What to work on:
Print the lines that start the entries and continue through the one holding "(modeltext) at (712,575)", please, exactly and with the pictures omitted.

** START OF Data lines **

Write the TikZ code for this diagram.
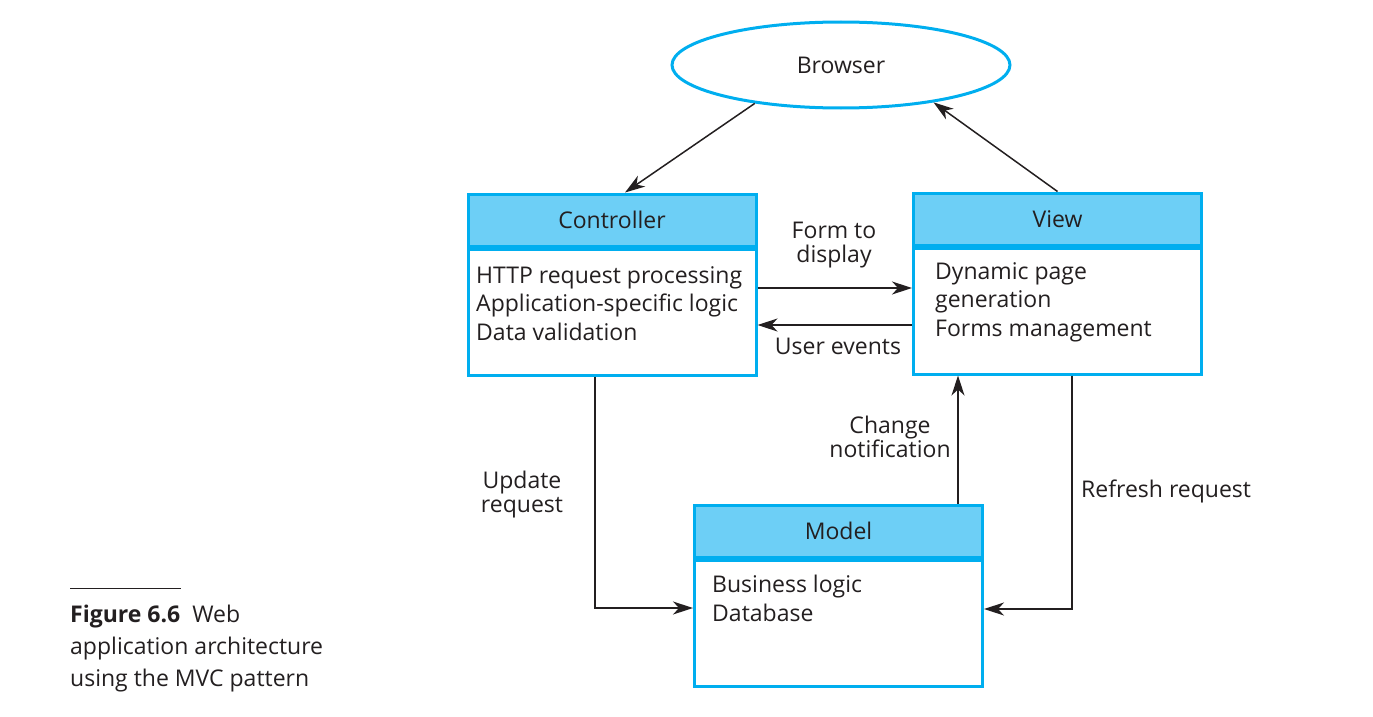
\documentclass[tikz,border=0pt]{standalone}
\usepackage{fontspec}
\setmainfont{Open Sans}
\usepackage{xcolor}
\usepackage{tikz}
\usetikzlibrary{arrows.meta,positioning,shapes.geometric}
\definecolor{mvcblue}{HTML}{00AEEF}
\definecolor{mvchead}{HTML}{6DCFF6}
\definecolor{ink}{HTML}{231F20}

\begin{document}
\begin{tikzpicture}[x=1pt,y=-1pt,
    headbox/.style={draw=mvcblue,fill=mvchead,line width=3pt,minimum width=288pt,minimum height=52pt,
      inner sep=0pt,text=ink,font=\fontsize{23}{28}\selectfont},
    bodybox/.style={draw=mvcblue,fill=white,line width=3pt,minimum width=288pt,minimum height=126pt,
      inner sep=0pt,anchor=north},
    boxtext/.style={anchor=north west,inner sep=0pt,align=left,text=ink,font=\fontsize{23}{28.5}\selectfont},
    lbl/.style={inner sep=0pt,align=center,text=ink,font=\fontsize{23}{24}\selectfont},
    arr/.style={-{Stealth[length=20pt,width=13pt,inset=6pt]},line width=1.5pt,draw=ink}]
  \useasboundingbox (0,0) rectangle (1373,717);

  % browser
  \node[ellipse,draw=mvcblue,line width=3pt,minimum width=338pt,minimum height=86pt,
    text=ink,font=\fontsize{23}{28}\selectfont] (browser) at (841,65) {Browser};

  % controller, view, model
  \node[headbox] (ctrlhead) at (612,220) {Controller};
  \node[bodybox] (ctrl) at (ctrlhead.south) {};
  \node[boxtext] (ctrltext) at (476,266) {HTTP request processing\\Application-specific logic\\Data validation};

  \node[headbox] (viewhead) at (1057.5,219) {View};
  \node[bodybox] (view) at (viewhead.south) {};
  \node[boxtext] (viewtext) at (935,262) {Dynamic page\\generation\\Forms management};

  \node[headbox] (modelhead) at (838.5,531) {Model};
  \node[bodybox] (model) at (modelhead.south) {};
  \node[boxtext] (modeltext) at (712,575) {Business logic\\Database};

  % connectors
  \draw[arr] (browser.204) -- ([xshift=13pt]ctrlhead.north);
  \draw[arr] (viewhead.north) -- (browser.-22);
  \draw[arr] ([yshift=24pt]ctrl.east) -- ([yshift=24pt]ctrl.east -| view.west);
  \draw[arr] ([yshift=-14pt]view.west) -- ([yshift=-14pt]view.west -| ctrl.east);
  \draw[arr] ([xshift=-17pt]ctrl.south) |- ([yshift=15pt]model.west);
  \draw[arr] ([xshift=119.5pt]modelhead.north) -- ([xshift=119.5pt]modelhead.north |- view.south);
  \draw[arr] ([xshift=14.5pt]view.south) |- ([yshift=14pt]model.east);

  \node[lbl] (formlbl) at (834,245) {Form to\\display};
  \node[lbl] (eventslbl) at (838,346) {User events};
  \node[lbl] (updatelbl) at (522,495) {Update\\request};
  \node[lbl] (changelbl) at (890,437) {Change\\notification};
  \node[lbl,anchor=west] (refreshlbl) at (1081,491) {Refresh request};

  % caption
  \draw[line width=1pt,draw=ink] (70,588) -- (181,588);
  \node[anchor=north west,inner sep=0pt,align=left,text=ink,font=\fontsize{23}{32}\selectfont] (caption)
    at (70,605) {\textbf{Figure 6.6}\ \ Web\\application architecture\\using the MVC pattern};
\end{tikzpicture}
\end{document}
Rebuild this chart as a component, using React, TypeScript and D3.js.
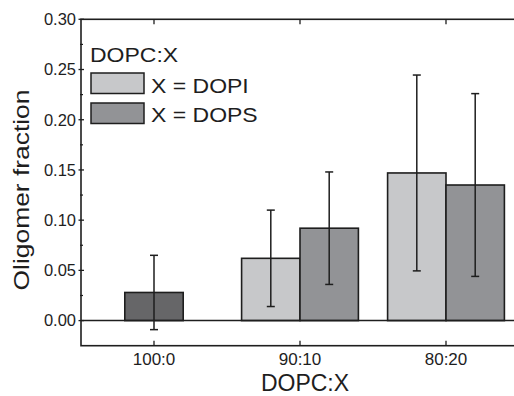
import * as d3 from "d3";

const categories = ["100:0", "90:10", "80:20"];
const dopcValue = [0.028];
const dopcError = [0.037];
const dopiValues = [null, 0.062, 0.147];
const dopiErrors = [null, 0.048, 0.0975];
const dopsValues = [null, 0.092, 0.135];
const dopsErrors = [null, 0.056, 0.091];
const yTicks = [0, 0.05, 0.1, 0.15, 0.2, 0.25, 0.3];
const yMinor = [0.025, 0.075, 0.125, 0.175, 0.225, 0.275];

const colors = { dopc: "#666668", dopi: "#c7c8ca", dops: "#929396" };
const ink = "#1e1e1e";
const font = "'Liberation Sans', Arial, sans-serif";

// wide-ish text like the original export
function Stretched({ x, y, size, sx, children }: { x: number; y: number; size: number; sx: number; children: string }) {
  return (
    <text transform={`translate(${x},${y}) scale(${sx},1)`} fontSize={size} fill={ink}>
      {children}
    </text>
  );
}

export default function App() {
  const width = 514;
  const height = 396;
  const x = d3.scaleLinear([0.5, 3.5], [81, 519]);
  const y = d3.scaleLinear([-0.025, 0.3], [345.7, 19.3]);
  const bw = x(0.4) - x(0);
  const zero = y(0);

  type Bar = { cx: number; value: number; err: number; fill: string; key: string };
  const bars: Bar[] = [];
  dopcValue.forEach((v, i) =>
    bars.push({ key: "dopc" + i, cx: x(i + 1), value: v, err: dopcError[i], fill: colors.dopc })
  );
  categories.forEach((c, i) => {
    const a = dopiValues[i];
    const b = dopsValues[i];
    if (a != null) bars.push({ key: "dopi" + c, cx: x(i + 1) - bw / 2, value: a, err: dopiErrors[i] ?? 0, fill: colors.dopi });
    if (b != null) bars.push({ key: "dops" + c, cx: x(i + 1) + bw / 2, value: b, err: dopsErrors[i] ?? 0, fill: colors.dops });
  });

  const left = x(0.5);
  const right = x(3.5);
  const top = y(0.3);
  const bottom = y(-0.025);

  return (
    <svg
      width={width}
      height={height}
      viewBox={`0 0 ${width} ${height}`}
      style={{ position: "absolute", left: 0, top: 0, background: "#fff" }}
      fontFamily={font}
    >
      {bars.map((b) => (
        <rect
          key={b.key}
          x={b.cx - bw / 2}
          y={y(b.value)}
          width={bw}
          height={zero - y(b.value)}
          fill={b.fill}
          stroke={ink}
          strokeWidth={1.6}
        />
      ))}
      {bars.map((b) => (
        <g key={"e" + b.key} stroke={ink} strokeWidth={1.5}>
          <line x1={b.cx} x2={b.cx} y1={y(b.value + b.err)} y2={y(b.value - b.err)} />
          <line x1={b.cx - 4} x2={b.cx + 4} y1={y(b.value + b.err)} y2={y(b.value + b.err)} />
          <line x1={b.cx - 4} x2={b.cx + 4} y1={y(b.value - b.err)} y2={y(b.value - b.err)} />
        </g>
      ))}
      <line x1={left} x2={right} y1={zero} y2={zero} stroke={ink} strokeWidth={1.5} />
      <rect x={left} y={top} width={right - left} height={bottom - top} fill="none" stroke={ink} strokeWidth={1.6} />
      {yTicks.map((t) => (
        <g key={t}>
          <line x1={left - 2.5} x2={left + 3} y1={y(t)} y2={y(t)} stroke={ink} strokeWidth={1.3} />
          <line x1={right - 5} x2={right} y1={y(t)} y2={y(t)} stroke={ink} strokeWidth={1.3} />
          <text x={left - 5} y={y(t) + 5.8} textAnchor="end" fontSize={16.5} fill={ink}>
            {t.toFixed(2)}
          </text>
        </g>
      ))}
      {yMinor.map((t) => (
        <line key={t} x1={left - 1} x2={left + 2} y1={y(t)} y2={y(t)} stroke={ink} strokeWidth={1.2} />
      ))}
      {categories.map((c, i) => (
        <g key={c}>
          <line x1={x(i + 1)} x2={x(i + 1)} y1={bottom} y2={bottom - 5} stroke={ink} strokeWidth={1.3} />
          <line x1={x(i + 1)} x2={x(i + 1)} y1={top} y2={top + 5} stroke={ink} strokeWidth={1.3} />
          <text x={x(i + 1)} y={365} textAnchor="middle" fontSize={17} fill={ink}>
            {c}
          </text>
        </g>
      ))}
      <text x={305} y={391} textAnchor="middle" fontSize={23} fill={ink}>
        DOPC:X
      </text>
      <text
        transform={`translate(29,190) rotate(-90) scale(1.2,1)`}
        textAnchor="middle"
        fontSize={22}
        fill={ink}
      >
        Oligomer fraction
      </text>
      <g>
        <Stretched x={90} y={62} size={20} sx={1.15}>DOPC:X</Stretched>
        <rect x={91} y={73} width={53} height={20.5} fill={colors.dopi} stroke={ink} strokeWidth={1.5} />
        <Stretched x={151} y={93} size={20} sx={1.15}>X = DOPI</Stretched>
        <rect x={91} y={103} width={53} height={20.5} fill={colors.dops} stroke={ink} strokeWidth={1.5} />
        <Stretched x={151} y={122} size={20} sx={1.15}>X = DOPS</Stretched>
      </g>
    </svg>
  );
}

** END OF Data lines **

Answer to this exercise:
Write the TikZ code for this diagram.
\documentclass[tikz,border=0pt]{standalone}
\usepackage{fontspec}
\setmainfont{Open Sans}
\usepackage{xcolor}
\usepackage{tikz}
\usetikzlibrary{arrows.meta,positioning,shapes.geometric}
\definecolor{mvcblue}{HTML}{00AEEF}
\definecolor{mvchead}{HTML}{6DCFF6}
\definecolor{ink}{HTML}{231F20}

\begin{document}
\begin{tikzpicture}[x=1pt,y=-1pt,
    headbox/.style={draw=mvcblue,fill=mvchead,line width=3pt,minimum width=288pt,minimum height=52pt,
      inner sep=0pt,text=ink,font=\fontsize{23}{28}\selectfont},
    bodybox/.style={draw=mvcblue,fill=white,line width=3pt,minimum width=288pt,minimum height=126pt,
      inner sep=0pt,anchor=north},
    boxtext/.style={anchor=north west,inner sep=0pt,align=left,text=ink,font=\fontsize{23}{28.5}\selectfont},
    lbl/.style={inner sep=0pt,align=center,text=ink,font=\fontsize{23}{24}\selectfont},
    arr/.style={-{Stealth[length=20pt,width=13pt,inset=6pt]},line width=1.5pt,draw=ink}]
  \useasboundingbox (0,0) rectangle (1373,717);

  % browser
  \node[ellipse,draw=mvcblue,line width=3pt,minimum width=338pt,minimum height=86pt,
    text=ink,font=\fontsize{23}{28}\selectfont] (browser) at (841,65) {Browser};

  % controller, view, model
  \node[headbox] (ctrlhead) at (612,220) {Controller};
  \node[bodybox] (ctrl) at (ctrlhead.south) {};
  \node[boxtext] (ctrltext) at (476,266) {HTTP request processing\\Application-specific logic\\Data validation};

  \node[headbox] (viewhead) at (1057.5,219) {View};
  \node[bodybox] (view) at (viewhead.south) {};
  \node[boxtext] (viewtext) at (935,262) {Dynamic page\\generation\\Forms management};

  \node[headbox] (modelhead) at (838.5,531) {Model};
  \node[bodybox] (model) at (modelhead.south) {};
  \node[boxtext] (modeltext) at (712,575) {Business logic\\Database};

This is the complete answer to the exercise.